Dataset content »
--
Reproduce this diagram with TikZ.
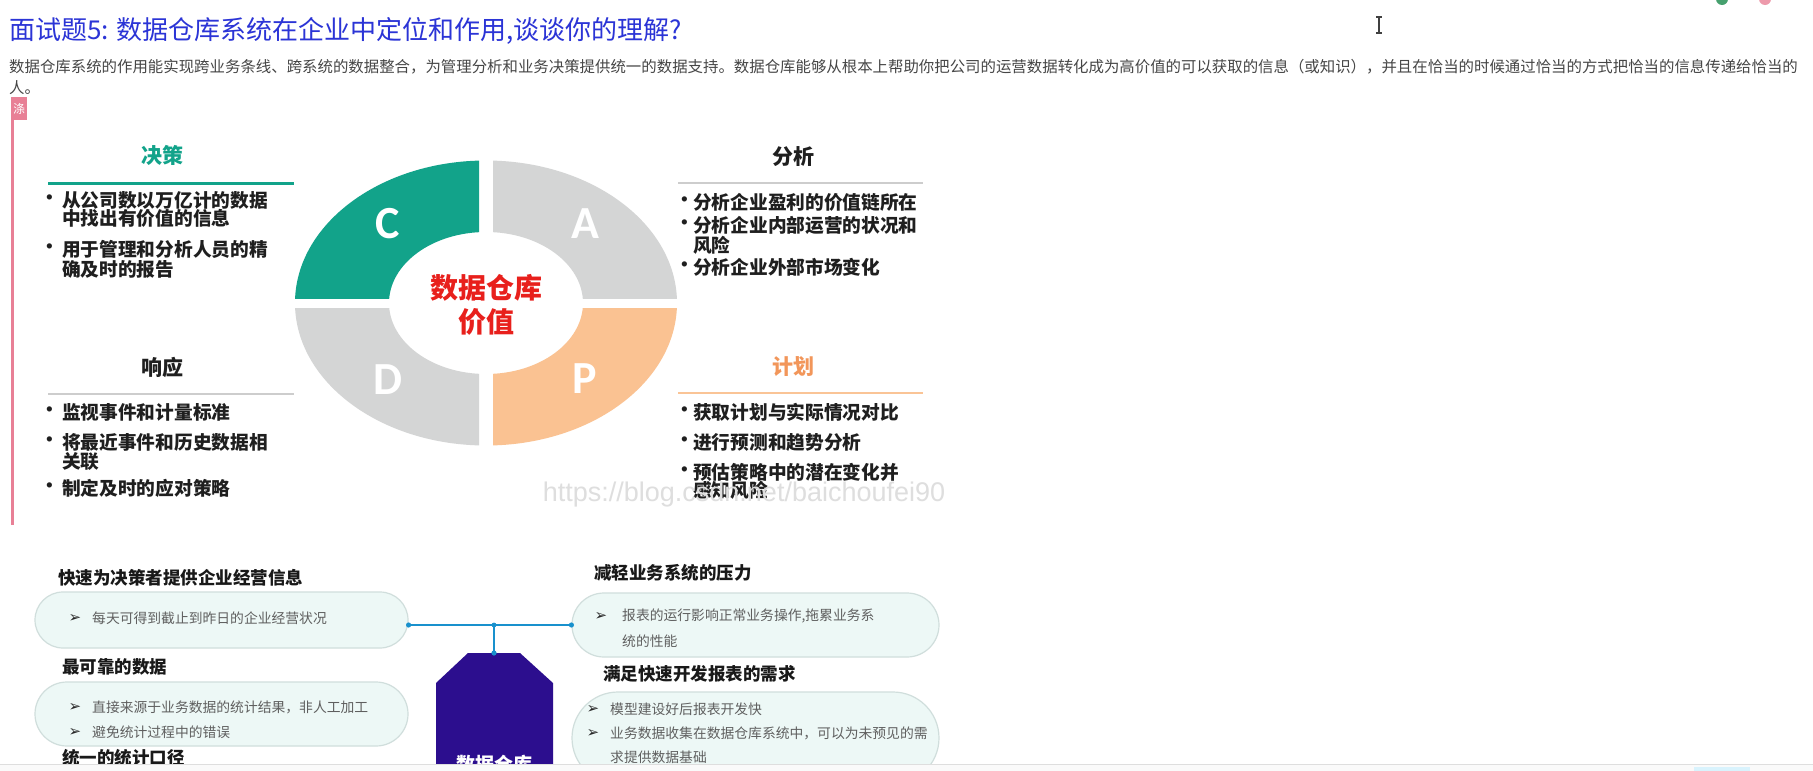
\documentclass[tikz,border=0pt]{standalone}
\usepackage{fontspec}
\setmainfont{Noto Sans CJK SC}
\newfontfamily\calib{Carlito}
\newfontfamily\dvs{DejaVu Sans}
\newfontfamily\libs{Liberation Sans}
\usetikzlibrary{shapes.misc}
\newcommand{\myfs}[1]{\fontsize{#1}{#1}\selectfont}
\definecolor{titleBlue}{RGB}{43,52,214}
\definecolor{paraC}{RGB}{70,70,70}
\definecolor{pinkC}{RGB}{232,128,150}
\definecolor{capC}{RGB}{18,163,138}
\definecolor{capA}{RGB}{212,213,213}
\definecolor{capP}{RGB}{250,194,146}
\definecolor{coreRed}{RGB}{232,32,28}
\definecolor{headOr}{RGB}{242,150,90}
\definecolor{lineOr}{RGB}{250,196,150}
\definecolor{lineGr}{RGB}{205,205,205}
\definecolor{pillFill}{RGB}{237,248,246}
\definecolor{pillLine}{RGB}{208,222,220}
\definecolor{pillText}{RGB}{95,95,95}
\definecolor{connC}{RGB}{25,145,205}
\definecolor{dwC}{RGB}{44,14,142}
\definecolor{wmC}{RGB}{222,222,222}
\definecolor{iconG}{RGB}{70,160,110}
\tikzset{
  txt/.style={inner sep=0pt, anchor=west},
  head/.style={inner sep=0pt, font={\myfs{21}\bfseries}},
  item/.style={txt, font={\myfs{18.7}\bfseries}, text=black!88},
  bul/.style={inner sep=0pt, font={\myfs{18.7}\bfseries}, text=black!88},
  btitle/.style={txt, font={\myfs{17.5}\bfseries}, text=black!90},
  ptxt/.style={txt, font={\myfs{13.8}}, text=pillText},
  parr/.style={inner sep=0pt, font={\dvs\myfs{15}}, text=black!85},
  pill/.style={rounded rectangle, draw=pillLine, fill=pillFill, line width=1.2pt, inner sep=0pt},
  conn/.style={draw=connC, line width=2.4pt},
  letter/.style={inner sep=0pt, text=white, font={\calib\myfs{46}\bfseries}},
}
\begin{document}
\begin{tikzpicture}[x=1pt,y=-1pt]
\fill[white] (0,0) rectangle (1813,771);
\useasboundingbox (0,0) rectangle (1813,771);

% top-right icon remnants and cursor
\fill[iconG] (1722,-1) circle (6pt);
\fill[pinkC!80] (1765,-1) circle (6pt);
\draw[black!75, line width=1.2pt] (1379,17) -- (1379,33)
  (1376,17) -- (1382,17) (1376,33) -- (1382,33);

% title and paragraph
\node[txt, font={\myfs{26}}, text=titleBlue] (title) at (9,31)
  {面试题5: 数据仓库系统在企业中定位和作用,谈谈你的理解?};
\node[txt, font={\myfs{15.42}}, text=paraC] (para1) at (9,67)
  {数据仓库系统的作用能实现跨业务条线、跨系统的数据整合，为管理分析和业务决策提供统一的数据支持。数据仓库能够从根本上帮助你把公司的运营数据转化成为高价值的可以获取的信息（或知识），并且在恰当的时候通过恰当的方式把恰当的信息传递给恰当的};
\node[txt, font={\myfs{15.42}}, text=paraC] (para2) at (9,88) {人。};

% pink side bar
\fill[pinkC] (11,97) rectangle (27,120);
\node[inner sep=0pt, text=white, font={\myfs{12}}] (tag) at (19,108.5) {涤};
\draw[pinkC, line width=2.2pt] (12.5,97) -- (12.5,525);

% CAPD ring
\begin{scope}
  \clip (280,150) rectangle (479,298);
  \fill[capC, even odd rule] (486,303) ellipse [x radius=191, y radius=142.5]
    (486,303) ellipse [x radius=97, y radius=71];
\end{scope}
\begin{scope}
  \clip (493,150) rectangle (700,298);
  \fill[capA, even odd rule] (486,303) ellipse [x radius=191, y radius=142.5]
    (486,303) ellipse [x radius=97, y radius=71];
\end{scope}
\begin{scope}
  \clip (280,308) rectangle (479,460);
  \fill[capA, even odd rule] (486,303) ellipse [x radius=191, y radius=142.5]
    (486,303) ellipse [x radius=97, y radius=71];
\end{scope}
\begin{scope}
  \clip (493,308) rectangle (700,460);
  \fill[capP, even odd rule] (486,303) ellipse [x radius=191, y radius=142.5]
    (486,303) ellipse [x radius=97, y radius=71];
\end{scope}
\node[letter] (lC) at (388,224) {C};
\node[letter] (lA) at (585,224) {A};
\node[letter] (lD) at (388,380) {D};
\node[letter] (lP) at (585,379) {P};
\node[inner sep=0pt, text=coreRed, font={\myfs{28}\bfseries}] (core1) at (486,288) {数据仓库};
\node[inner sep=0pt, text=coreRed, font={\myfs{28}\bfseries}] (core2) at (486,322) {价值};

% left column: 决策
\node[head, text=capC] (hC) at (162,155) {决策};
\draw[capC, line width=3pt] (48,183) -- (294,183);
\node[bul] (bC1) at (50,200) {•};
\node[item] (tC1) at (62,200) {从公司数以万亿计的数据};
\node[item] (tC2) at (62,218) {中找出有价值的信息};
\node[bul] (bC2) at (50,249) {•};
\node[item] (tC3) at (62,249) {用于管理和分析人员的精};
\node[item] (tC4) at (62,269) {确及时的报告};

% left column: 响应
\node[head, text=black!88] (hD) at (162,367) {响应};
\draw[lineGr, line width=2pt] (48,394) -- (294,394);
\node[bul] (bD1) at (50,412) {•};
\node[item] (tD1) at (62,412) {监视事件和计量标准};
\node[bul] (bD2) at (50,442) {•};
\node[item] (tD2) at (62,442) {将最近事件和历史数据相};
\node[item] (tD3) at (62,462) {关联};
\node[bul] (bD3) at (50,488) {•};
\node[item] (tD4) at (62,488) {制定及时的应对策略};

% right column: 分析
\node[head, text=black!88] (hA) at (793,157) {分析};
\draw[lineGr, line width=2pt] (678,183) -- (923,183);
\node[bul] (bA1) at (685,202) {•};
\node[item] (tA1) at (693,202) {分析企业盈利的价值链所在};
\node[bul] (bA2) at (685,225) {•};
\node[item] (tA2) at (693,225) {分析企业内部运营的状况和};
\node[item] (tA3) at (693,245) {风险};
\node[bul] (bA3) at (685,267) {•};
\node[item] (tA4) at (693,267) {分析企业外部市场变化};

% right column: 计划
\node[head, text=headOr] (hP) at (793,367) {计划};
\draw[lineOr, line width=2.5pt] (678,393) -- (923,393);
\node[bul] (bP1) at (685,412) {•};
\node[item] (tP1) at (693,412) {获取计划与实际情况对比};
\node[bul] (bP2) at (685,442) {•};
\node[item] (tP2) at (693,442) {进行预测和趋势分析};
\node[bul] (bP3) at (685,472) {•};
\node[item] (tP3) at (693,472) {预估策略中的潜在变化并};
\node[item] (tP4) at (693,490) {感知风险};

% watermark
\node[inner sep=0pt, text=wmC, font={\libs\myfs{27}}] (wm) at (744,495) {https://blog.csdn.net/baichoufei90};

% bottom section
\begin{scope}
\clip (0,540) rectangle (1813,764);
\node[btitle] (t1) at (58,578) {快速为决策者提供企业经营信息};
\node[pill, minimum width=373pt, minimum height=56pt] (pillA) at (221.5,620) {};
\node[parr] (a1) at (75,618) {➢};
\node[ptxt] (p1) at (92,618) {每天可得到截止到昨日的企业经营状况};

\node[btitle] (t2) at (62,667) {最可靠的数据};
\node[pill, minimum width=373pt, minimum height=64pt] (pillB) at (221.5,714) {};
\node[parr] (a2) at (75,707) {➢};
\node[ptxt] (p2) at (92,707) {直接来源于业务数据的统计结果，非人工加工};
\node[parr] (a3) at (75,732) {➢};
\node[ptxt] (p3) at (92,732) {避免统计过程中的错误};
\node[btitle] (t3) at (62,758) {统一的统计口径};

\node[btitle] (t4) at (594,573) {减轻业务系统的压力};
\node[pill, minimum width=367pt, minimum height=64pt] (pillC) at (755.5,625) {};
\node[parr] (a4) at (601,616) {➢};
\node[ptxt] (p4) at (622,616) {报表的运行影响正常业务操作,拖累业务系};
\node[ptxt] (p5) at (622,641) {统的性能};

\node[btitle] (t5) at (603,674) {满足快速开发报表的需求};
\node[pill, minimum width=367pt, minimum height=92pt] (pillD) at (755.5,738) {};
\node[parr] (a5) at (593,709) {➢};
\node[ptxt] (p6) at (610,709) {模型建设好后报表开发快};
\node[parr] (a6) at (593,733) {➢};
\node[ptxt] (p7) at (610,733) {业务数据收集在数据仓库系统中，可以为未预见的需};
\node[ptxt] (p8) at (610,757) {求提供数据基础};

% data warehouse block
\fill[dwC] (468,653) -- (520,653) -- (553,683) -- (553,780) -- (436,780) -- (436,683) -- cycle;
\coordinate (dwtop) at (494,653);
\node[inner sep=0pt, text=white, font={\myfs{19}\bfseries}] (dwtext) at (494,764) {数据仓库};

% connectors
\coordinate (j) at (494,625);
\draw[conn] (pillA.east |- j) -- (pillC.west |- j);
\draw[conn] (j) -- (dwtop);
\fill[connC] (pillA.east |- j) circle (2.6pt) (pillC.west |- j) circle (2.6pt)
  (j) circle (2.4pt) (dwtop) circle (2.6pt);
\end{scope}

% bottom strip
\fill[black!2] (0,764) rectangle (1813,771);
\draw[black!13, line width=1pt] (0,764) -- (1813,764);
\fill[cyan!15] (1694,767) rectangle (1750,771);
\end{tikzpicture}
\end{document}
--
Task requirements »
Write out again, exactly, the lines from the start of the listing up to the line containing "(1376,17) -- (1382,17)", with both ends and without pictures.

Result of the task »
Reproduce this diagram with TikZ.
\documentclass[tikz,border=0pt]{standalone}
\usepackage{fontspec}
\setmainfont{Noto Sans CJK SC}
\newfontfamily\calib{Carlito}
\newfontfamily\dvs{DejaVu Sans}
\newfontfamily\libs{Liberation Sans}
\usetikzlibrary{shapes.misc}
\newcommand{\myfs}[1]{\fontsize{#1}{#1}\selectfont}
\definecolor{titleBlue}{RGB}{43,52,214}
\definecolor{paraC}{RGB}{70,70,70}
\definecolor{pinkC}{RGB}{232,128,150}
\definecolor{capC}{RGB}{18,163,138}
\definecolor{capA}{RGB}{212,213,213}
\definecolor{capP}{RGB}{250,194,146}
\definecolor{coreRed}{RGB}{232,32,28}
\definecolor{headOr}{RGB}{242,150,90}
\definecolor{lineOr}{RGB}{250,196,150}
\definecolor{lineGr}{RGB}{205,205,205}
\definecolor{pillFill}{RGB}{237,248,246}
\definecolor{pillLine}{RGB}{208,222,220}
\definecolor{pillText}{RGB}{95,95,95}
\definecolor{connC}{RGB}{25,145,205}
\definecolor{dwC}{RGB}{44,14,142}
\definecolor{wmC}{RGB}{222,222,222}
\definecolor{iconG}{RGB}{70,160,110}
\tikzset{
  txt/.style={inner sep=0pt, anchor=west},
  head/.style={inner sep=0pt, font={\myfs{21}\bfseries}},
  item/.style={txt, font={\myfs{18.7}\bfseries}, text=black!88},
  bul/.style={inner sep=0pt, font={\myfs{18.7}\bfseries}, text=black!88},
  btitle/.style={txt, font={\myfs{17.5}\bfseries}, text=black!90},
  ptxt/.style={txt, font={\myfs{13.8}}, text=pillText},
  parr/.style={inner sep=0pt, font={\dvs\myfs{15}}, text=black!85},
  pill/.style={rounded rectangle, draw=pillLine, fill=pillFill, line width=1.2pt, inner sep=0pt},
  conn/.style={draw=connC, line width=2.4pt},
  letter/.style={inner sep=0pt, text=white, font={\calib\myfs{46}\bfseries}},
}
\begin{document}
\begin{tikzpicture}[x=1pt,y=-1pt]
\fill[white] (0,0) rectangle (1813,771);
\useasboundingbox (0,0) rectangle (1813,771);

% top-right icon remnants and cursor
\fill[iconG] (1722,-1) circle (6pt);
\fill[pinkC!80] (1765,-1) circle (6pt);
\draw[black!75, line width=1.2pt] (1379,17) -- (1379,33)
  (1376,17) -- (1382,17) (1376,33) -- (1382,33);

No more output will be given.